> _Direction_:
Set the listing down unchanged, minus every embedded image.

## BEGIN

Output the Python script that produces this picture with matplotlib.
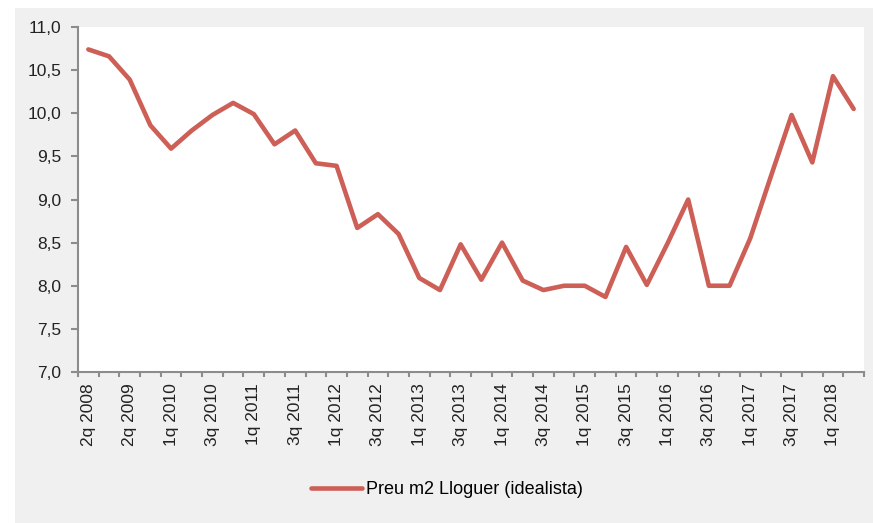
import matplotlib.pyplot as plt
from matplotlib.patches import Rectangle
from matplotlib.ticker import FixedLocator, FuncFormatter

plt.rcParams["font.family"] = ["Liberation Sans", "DejaVu Sans"]

quarters = ["2q 2008", "4q 2008", "2q 2009", "4q 2009"]
for yr in range(2010, 2018):
    quarters += [f"{q}q {yr}" for q in range(1, 5)]
quarters += ["1q 2018", "2q 2018"]

rent = [10.74, 10.66, 10.39, 9.86, 9.59, 9.80, 9.98, 10.12, 9.99, 9.64,
        9.80, 9.42, 9.39, 8.67, 8.83, 8.60, 8.09, 7.95, 8.48, 8.07,
        8.50, 8.06, 7.95, 8.00, 8.00, 7.87, 8.45, 8.01, 8.49, 9.00,
        8.00, 8.00, 8.55, 9.27, 9.98, 9.43, 10.43, 10.05]

W, H = 873, 523
fig = plt.figure(figsize=(W / 100, H / 100), dpi=100, facecolor="white")
fig.patches.append(Rectangle((15 / W, 0), 1 - 15 / W, 1 - 8 / H,
                             transform=fig.transFigure, facecolor="#f0f0f0",
                             edgecolor="none", zorder=-1))

ax = fig.add_axes([78 / W, (H - 372) / H, (864 - 78) / W, (372 - 27) / H])
ax.set_facecolor("white")

x = list(range(len(quarters)))
line, = ax.plot(x, rent, color="#cd5f57", lw=3.3, solid_joinstyle="round",
                solid_capstyle="round", label="Preu m2 Lloguer (idealista)")

ax.set_xlim(-0.5, len(quarters) - 0.5)
ax.set_ylim(7.0, 11.0)
ax.set_yticks([7.0 + 0.5 * i for i in range(9)])
ax.yaxis.set_major_formatter(FuncFormatter(lambda v, p: f"{v:.1f}".replace(".", ",")))

ax.set_xticks(x[::2])
ax.set_xticklabels(quarters[::2], rotation=90)
ax.xaxis.set_minor_locator(FixedLocator([i - 0.5 for i in range(len(quarters) + 1)]))
ax.tick_params(axis="x", which="major", length=0, pad=8, labelsize=12.5, colors="#222222")
ax.tick_params(axis="x", which="minor", length=3.5, width=1.5, color="#8c8c8c")
ax.tick_params(axis="y", length=5, width=1.5, color="#8c8c8c", labelsize=12.5,
               labelcolor="#222222", pad=7)

for s in ["top", "right"]:
    ax.spines[s].set_visible(False)
for s in ["left", "bottom"]:
    ax.spines[s].set_color("#8c8c8c")
    ax.spines[s].set_linewidth(1.5)

fig.legend(handles=[line], loc="center", bbox_to_anchor=(447 / W, 1 - 490 / H),
           frameon=False, fontsize=13, handlelength=2.8, handletextpad=0.2)

fig.savefig("out.png", dpi=100, facecolor=fig.get_facecolor())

## END

> _Task output_:
Output the Python script that produces this picture with matplotlib.
import matplotlib.pyplot as plt
from matplotlib.patches import Rectangle
from matplotlib.ticker import FixedLocator, FuncFormatter

plt.rcParams["font.family"] = ["Liberation Sans", "DejaVu Sans"]

quarters = ["2q 2008", "4q 2008", "2q 2009", "4q 2009"]
for yr in range(2010, 2018):
    quarters += [f"{q}q {yr}" for q in range(1, 5)]
quarters += ["1q 2018", "2q 2018"]

rent = [10.74, 10.66, 10.39, 9.86, 9.59, 9.80, 9.98, 10.12, 9.99, 9.64,
        9.80, 9.42, 9.39, 8.67, 8.83, 8.60, 8.09, 7.95, 8.48, 8.07,
        8.50, 8.06, 7.95, 8.00, 8.00, 7.87, 8.45, 8.01, 8.49, 9.00,
        8.00, 8.00, 8.55, 9.27, 9.98, 9.43, 10.43, 10.05]

W, H = 873, 523
fig = plt.figure(figsize=(W / 100, H / 100), dpi=100, facecolor="white")
fig.patches.append(Rectangle((15 / W, 0), 1 - 15 / W, 1 - 8 / H,
                             transform=fig.transFigure, facecolor="#f0f0f0",
                             edgecolor="none", zorder=-1))

ax = fig.add_axes([78 / W, (H - 372) / H, (864 - 78) / W, (372 - 27) / H])
ax.set_facecolor("white")

x = list(range(len(quarters)))
line, = ax.plot(x, rent, color="#cd5f57", lw=3.3, solid_joinstyle="round",
                solid_capstyle="round", label="Preu m2 Lloguer (idealista)")

ax.set_xlim(-0.5, len(quarters) - 0.5)
ax.set_ylim(7.0, 11.0)
ax.set_yticks([7.0 + 0.5 * i for i in range(9)])
ax.yaxis.set_major_formatter(FuncFormatter(lambda v, p: f"{v:.1f}".replace(".", ",")))

ax.set_xticks(x[::2])
ax.set_xticklabels(quarters[::2], rotation=90)
ax.xaxis.set_minor_locator(FixedLocator([i - 0.5 for i in range(len(quarters) + 1)]))
ax.tick_params(axis="x", which="major", length=0, pad=8, labelsize=12.5, colors="#222222")
ax.tick_params(axis="x", which="minor", length=3.5, width=1.5, color="#8c8c8c")
ax.tick_params(axis="y", length=5, width=1.5, color="#8c8c8c", labelsize=12.5,
               labelcolor="#222222", pad=7)

for s in ["top", "right"]:
    ax.spines[s].set_visible(False)
for s in ["left", "bottom"]:
    ax.spines[s].set_color("#8c8c8c")
    ax.spines[s].set_linewidth(1.5)

fig.legend(handles=[line], loc="center", bbox_to_anchor=(447 / W, 1 - 490 / H),
           frameon=False, fontsize=13, handlelength=2.8, handletextpad=0.2)

fig.savefig("out.png", dpi=100, facecolor=fig.get_facecolor())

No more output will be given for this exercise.